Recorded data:
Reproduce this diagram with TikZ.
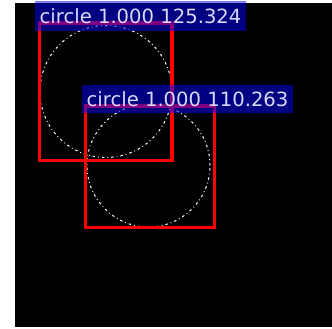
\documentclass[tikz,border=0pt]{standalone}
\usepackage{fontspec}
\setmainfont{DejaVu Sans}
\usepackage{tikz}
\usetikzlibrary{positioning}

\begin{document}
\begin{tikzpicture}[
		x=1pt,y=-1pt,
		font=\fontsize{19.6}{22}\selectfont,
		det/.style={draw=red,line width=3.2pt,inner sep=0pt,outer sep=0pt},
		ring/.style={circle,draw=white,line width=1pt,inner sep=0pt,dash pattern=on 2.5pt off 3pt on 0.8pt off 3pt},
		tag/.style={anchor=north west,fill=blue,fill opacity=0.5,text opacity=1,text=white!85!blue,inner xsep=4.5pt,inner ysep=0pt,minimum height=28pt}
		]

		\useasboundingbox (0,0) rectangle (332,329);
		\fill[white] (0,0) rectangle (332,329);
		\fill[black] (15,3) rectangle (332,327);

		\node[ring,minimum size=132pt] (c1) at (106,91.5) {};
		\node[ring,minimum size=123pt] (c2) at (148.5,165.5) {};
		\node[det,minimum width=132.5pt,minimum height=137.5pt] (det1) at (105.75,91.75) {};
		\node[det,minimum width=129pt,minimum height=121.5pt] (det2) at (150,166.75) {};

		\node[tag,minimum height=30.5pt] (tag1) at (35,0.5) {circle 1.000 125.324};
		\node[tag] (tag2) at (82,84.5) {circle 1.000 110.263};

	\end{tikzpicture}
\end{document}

==

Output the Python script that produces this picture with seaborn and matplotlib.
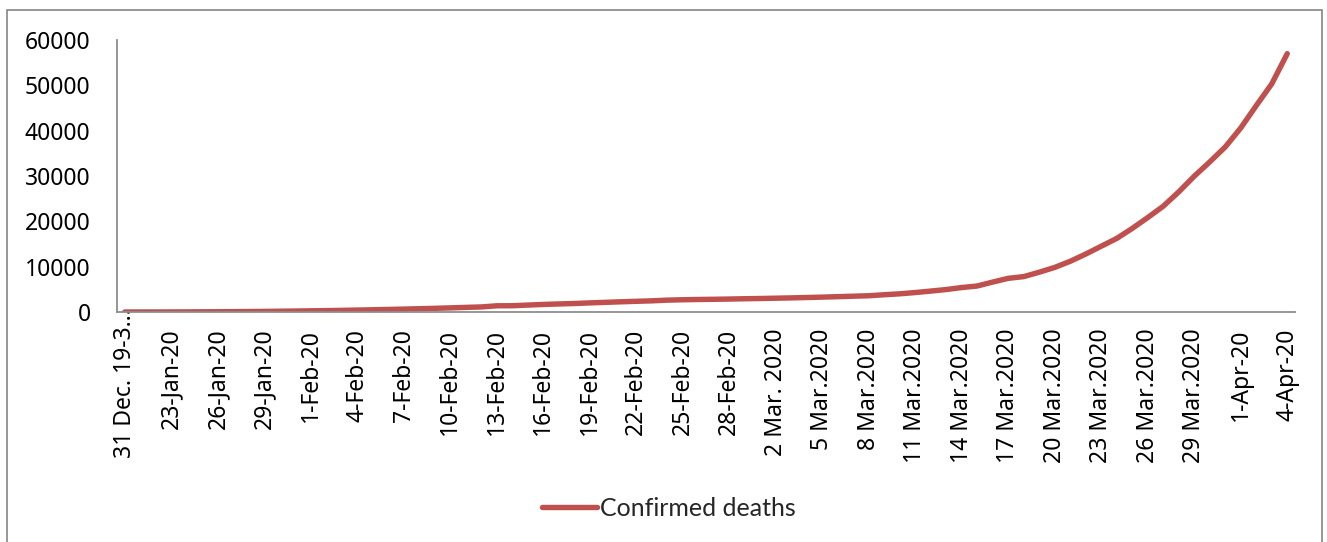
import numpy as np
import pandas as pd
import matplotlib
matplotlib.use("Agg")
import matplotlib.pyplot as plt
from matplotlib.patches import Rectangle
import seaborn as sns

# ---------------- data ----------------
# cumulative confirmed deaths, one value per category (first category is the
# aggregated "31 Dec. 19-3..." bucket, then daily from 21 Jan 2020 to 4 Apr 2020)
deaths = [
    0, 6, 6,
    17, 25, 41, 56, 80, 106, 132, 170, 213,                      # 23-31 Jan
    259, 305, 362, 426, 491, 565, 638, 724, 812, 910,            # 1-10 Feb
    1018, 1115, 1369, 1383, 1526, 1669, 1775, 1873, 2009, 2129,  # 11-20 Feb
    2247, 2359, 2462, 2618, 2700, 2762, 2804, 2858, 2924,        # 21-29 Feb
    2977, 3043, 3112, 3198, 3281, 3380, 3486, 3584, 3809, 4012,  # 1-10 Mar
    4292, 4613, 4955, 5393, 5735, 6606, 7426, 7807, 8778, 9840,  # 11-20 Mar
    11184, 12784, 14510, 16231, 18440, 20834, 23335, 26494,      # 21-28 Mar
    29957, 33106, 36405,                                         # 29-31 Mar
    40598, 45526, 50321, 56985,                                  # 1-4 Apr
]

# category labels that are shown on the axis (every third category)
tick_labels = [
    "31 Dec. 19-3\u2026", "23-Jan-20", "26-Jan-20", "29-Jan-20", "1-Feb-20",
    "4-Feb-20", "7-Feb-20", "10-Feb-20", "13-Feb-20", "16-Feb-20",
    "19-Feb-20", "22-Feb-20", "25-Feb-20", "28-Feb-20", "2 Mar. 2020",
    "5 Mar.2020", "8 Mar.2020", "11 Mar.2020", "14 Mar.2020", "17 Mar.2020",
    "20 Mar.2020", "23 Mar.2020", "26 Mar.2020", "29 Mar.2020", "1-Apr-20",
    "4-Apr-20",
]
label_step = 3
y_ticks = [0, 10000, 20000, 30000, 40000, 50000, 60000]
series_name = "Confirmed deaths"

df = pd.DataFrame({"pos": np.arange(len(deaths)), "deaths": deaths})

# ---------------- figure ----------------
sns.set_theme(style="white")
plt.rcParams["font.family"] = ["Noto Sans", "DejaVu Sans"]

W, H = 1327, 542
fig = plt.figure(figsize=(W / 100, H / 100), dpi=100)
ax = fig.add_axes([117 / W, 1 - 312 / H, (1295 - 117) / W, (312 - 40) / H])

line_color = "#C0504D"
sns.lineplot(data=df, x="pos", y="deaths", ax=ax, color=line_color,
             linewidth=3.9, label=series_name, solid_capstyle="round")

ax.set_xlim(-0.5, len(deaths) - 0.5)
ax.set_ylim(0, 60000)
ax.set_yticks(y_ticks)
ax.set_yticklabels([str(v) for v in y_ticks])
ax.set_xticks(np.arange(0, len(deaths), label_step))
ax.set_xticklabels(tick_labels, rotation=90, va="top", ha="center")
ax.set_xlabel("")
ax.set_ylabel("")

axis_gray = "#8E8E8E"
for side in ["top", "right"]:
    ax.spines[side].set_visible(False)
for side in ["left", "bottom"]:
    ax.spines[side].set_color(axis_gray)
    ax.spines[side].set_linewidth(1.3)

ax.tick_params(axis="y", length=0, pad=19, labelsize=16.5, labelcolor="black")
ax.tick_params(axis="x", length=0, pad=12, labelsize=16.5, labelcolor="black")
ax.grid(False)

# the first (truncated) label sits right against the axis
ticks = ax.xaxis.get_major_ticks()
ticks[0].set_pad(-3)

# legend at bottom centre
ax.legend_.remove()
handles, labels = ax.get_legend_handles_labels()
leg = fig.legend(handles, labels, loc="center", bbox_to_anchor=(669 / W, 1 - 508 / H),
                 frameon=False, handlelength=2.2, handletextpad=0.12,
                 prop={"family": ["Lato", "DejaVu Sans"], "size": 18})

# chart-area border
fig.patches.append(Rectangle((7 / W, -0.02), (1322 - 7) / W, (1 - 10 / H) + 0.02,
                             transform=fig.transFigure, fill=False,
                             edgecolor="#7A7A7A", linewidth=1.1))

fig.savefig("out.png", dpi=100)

==

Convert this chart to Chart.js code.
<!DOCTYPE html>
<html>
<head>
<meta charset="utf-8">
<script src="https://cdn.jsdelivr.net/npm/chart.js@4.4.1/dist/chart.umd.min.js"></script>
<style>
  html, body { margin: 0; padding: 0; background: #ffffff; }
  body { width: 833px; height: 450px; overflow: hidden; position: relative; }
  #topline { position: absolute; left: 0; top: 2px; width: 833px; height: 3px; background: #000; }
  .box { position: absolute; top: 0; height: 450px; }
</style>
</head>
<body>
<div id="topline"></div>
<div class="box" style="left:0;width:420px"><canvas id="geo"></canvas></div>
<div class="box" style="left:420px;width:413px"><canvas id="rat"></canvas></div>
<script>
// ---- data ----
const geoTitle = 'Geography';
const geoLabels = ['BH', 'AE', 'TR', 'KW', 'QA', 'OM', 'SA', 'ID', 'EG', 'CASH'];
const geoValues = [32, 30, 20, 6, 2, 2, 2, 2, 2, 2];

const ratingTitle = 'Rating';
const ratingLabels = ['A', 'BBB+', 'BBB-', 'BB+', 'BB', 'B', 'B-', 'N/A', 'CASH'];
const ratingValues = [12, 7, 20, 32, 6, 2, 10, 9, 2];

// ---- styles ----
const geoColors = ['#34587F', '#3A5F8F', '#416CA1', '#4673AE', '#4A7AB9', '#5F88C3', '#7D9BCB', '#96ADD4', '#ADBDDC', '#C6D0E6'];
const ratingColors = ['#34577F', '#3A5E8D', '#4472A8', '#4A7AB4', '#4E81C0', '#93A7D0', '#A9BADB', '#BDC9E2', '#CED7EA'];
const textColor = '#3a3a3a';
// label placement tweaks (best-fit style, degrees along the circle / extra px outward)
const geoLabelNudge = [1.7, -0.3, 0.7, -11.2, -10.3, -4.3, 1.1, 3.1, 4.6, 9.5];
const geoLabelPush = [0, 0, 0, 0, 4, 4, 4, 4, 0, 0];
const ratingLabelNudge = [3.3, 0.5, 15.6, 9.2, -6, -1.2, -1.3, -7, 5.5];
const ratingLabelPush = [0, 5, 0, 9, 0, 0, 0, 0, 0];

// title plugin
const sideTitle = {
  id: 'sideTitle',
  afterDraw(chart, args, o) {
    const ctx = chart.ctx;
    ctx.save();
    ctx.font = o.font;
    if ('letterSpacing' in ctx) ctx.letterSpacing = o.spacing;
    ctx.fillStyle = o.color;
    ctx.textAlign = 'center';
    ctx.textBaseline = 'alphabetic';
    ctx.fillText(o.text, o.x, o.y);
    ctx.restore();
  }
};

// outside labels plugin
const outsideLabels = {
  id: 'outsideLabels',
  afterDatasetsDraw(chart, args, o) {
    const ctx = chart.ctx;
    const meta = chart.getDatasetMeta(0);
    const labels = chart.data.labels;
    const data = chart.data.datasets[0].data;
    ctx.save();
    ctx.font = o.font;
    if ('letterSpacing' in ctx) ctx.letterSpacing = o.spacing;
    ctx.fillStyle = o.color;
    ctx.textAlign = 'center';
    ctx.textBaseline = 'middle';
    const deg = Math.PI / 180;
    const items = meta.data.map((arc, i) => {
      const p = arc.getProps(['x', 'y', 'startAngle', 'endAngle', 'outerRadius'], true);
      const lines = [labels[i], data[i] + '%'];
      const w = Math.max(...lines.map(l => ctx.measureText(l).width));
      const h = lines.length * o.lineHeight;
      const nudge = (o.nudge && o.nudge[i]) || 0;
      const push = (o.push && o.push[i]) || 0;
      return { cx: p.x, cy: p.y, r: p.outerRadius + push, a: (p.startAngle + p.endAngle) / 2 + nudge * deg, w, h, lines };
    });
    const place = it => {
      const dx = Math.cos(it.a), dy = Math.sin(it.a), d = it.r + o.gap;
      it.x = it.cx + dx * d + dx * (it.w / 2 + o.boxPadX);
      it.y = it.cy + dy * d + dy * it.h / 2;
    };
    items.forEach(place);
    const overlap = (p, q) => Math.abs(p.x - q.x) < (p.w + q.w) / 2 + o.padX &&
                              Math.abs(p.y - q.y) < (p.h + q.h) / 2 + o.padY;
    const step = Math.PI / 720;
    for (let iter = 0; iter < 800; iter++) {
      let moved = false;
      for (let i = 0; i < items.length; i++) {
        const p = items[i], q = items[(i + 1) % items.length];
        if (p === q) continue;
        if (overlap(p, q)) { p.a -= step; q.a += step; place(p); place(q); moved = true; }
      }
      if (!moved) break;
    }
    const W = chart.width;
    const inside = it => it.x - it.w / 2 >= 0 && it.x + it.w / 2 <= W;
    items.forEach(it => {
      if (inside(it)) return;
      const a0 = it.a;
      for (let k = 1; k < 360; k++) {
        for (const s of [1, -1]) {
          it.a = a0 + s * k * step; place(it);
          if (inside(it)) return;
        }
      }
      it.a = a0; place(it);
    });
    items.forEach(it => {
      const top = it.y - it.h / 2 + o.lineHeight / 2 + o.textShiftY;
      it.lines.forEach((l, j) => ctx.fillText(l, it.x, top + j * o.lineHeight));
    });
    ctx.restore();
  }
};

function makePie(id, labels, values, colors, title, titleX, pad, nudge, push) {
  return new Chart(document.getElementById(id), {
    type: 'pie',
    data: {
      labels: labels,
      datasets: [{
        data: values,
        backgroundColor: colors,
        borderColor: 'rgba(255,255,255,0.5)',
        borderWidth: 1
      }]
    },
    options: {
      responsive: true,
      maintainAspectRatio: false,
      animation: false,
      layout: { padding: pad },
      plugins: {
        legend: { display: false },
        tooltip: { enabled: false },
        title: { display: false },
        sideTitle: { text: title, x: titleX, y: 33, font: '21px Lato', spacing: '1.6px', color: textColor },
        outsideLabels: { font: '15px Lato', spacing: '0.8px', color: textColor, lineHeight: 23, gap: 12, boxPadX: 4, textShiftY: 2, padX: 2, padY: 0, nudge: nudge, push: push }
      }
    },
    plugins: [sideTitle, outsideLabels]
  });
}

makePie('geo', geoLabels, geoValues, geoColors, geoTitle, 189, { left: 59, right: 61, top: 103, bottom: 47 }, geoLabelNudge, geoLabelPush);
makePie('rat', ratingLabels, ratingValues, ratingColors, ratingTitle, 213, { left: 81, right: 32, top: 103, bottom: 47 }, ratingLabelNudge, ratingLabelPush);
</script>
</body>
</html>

- [The task] In the listing above, locate the line containing "Convert this chart to Chart.js code." and the line containing "2, 10, 9, 2];", then transcribe both and every line between them verbatim.

- [Solution to this exercise]
Convert this chart to Chart.js code.
<!DOCTYPE html>
<html>
<head>
<meta charset="utf-8">
<script src="https://cdn.jsdelivr.net/npm/chart.js@4.4.1/dist/chart.umd.min.js"></script>
<style>
  html, body { margin: 0; padding: 0; background: #ffffff; }
  body { width: 833px; height: 450px; overflow: hidden; position: relative; }
  #topline { position: absolute; left: 0; top: 2px; width: 833px; height: 3px; background: #000; }
  .box { position: absolute; top: 0; height: 450px; }
</style>
</head>
<body>
<div id="topline"></div>
<div class="box" style="left:0;width:420px"><canvas id="geo"></canvas></div>
<div class="box" style="left:420px;width:413px"><canvas id="rat"></canvas></div>
<script>
// ---- data ----
const geoTitle = 'Geography';
const geoLabels = ['BH', 'AE', 'TR', 'KW', 'QA', 'OM', 'SA', 'ID', 'EG', 'CASH'];
const geoValues = [32, 30, 20, 6, 2, 2, 2, 2, 2, 2];

const ratingTitle = 'Rating';
const ratingLabels = ['A', 'BBB+', 'BBB-', 'BB+', 'BB', 'B', 'B-', 'N/A', 'CASH'];
const ratingValues = [12, 7, 20, 32, 6, 2, 10, 9, 2];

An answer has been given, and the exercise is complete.